For the second time in a week, the weather people foretold of a big storm coming. They said we would end up with 12-14 inches of snow and this time they were actually right! I ended up getting about 12 and half inches of snow and other place got a little more but most were in the 12-14 inches range. This entire experience of the two storms provides a great example of the brand promise.
During the first storm, it was a bust, we didn’t get anywhere near what they claimed we would. People had stocked up on food and supplies, cancelled weekend plans and prepared to sit at home by the fireplace all weekend long. Only to find out, it was a respectable storm, but nothing an hour of shoveling couldn’t handle. People were disappointed and a bit mad, even calling the weather people, the weather terrorists who tried to scare everyone.

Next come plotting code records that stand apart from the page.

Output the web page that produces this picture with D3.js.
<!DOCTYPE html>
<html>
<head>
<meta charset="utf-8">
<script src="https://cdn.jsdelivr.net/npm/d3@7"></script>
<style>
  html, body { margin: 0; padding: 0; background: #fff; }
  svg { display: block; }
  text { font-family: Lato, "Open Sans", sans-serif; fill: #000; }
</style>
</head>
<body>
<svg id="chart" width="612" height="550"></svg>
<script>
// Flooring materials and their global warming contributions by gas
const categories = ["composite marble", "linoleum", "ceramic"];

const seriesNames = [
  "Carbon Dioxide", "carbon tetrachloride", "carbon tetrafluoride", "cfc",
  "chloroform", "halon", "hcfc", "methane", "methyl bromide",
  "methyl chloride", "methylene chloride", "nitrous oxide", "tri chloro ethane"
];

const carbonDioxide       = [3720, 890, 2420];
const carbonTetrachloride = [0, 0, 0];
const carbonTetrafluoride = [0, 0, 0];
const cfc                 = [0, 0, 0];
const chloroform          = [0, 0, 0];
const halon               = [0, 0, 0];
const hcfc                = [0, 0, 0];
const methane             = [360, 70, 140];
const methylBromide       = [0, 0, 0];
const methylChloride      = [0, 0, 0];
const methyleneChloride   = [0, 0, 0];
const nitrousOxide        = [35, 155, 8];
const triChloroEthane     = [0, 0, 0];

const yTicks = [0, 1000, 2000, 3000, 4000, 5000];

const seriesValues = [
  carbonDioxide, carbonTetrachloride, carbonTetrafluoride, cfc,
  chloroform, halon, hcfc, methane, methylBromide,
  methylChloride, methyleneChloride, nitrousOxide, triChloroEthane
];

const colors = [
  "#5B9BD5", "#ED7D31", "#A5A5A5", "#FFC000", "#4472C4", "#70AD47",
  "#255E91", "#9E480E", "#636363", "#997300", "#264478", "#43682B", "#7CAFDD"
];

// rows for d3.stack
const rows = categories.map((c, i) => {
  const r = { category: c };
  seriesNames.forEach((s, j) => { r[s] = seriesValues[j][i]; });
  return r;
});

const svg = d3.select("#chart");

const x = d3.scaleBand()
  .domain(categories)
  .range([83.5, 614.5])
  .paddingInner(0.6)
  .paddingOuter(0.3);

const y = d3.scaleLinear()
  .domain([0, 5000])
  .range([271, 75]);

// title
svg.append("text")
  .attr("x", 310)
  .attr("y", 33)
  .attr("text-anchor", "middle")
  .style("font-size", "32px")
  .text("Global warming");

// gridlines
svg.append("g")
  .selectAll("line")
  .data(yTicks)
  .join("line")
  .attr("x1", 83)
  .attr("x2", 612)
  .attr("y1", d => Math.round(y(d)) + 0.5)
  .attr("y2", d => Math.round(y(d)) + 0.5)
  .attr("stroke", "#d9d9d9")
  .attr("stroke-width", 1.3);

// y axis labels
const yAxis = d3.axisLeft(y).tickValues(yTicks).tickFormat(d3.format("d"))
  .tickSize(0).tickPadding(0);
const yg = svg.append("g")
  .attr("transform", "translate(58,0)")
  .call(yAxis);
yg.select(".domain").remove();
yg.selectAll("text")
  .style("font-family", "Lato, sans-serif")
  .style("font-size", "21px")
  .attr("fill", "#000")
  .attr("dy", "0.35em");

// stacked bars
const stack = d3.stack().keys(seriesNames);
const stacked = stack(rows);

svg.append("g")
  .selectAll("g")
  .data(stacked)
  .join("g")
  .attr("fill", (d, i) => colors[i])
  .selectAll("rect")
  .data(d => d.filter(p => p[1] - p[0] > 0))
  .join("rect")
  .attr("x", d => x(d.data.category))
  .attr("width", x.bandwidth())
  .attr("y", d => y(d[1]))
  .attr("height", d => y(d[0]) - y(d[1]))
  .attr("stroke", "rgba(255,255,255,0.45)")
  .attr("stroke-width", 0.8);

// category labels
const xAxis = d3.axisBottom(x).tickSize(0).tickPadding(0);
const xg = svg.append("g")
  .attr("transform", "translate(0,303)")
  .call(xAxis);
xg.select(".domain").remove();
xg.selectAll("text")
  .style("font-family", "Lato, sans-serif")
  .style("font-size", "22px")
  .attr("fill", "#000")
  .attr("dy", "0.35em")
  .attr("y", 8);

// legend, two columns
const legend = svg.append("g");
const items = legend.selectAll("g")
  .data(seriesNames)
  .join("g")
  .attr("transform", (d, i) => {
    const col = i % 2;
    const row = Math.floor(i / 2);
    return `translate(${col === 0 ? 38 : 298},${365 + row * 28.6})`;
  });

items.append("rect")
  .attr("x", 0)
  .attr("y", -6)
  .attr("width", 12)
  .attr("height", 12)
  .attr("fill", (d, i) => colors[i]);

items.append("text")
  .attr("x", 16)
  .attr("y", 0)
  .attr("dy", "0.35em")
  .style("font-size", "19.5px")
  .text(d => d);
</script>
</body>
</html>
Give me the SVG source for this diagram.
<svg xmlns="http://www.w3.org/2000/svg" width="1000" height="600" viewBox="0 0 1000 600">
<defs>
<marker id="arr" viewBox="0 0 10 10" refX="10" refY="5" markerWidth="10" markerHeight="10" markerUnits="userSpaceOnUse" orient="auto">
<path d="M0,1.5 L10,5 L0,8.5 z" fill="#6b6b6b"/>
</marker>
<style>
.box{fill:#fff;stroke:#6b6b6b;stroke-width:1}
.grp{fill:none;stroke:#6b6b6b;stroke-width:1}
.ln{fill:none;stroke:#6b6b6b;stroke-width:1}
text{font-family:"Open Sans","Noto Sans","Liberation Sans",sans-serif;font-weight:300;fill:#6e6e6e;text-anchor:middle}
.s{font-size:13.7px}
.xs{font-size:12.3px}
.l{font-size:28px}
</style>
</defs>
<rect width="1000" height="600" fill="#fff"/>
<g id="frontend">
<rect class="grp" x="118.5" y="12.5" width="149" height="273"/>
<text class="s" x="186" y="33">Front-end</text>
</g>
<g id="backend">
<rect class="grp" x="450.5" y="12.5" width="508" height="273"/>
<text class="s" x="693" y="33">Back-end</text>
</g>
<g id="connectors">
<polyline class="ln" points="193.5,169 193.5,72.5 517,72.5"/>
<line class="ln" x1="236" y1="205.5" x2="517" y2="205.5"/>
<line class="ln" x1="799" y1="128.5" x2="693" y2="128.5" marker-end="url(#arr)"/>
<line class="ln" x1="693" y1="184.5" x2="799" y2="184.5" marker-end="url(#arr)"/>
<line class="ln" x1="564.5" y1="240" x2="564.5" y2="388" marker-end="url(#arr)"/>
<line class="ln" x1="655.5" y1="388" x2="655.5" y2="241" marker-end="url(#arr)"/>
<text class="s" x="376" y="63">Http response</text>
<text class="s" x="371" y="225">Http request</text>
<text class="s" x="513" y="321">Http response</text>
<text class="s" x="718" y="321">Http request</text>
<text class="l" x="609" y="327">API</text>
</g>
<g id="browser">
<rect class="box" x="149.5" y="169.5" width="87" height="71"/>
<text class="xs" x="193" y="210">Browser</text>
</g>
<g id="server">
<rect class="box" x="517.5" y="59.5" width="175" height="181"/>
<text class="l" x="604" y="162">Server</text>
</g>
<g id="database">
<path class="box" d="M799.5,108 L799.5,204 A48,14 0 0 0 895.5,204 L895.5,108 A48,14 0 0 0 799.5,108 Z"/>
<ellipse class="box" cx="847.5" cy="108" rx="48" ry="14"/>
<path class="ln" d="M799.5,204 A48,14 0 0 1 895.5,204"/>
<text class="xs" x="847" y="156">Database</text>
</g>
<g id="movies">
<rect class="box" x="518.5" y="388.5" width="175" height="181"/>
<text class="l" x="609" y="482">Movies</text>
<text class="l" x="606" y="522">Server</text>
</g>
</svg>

The weather people built up the trust that you can trust them for telling you when the big ones are coming and the promise was broken in the eyes of a lot of people. They believed in the commercials and ads about being able to trust the weather forecasters in the event of a big one, that they would give us accurate forecasts. And for the first storm they didn’t. So we were stuck with all these supplies, enough bottled water to last the rest of the year and soup to last a few years. My friend who manages a grocery store said they made a killing on that first storm, it was like Thanksgiving for them in terms of sales.
With in less than a week, again, we were told to brace ourselves for another big one. Most people went on with their lives not preparing or believing the forecasters. They were immune to the daily warnings. Many proclaiming that you can’t trust the forecasters, that it was all hype to get us to stay home or buy more stuff. Some did the opposite of what we were asked to do in preparation.
Finally the day came, the day the storm was to hit. They said noon to 2pm it would hit us. It was clear skies and windy. I knew the wind could be trouble that’s usually how it starts around here, it gets really windy. By evening, the snow had started. The next morning, there was a sea of snow and it kept on coming. Snow plows came by but just ended up trapping everyone in their homes as the snow walls were 4 feet high when they drove buy. So now we were stuck for some time trying to clear all that snow.
Lucky for me the snow plow guy decided not to place a 4 foot wall of snow in front of my driveway so I could get out and move around. Which was a good thing because the power went out. So I went to the mall, which almost never loses power. Many places were closed, everyone was understaffed. The supermarket had people scrambling for supplies, again the pallet of Pop-Tarts had been rolled out, although my friend told me sales were not really coming in, certainly nothing like the last storm. A look of concern and “we need to take this serious” had returned to everyone’s face and snow emergency mentality was back in force.
The forecasters had created a brand promise to tell people that they will provide accurate reports at least for the big storms. That promise was broken in the eyes of many and they did not believe the forecasters. This happens with company brands all the time. Often the company provides a brand promise “low prices”, “high quality”. “reliable service.” And then some where along the line that promise gets broken, often due to budget issues and corners are cut. This is mainly due to the fact that the idea of keeping your brand promise is not fully understood.
As the forecasters found out, when they break their brand promise, people don’t buy what they sell. It took a big storm of up to 25 inches in some places, to get that promise back. If that was money, we are talking having spending thousands per customer to get their trust back. That’s a lot of money! The up front cutting of corners, actually costs more money in the end when the company must spend money to gain the trust back. And companies can’t rely on nature to provide the opportunity; they have to pay for it.
So the two storms provide a great lesson in brand promise. Ensure you can deliver on your promise or find yourself struggling to win back customers. What ever short term profits you may make by cutting corners, will be off set by the price you pay down the road, trying to win those customers back.